At the beginning of space exploration, scientists sent chimpanzees, rabbits, frogs, mice, and even a dog to space. Now, ants have also joined that list. NASA launched ants into space so biologists could study the effects that zero gravity has on the creatures and their ability to search new areas. What they researched and discovered is actually quite interesting.
In January 2014, researchers worked with NASA to send up eight colonies of 80 pavement ants to the International Space Station. The ants stayed in small, transparent plastic containers, and each one had a nest where the ants lived. Stanford professor of biology Deborah Gordon created the experiment. She wanted to see how the ants would change the algorithms they use to explore new areas in an exotic surroundings.
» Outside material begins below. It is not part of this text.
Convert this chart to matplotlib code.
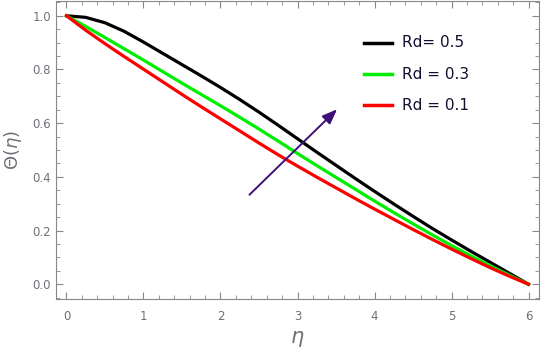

Ants back on Earth are always monitoring their environment to look for food and stay alert for threats. To do this, they send out worker ants to search the area. However, no single ant is in charge of the search and most ants have very poor vision, so they have to rely on their sense of smell. Yet those restraints don’t seem to hamper the ants in their exploration. This is because ants communicate with each other by smell and touching antennae.
If they have frequent antennae-to-antennae contact with other ants, they know the area is densely populated, and they head out on small, random, and circular paths to get more detailed information about their area. On the other hand, if they don’t have a lot of contact with other ants, they change their search patterns algorithm. In this case, they opt to explore using straight lines to cover more ground.
In the experiment in space, a barrier was removed to allow the ants to explore a new area. Then a second barrier was removed a few minutes later to give the ants even more territory to explore. Scientists wanted to see if ants would change their exploration patterns when dealing with no gravity. While the ants still tried to stick with their usual search patterns, they weren’t as effective as they are on the ground.
They had a hard time keeping their feet on the surface, and they would sometimes tumble in the air for up to eight seconds before they could regain some footing. This meant the antennae-to-antennae communication was constantly getting interrupted. In a similar container on Earth, ants could explore the entire area in under five minutes, while in space, some parts of the container remained unexplored.
Just like the ants in space, humans have to deal with disruptions in their algorithms. Researchers hope to study how the ants adjusted their search behavior. They want to then use this information to improve the algorithms that we use for everything from robots to telecommunications.
With this interesting experiment, scientists hope to improve our own algorithms so we can enjoy systems that run as efficiently as ants searching for food.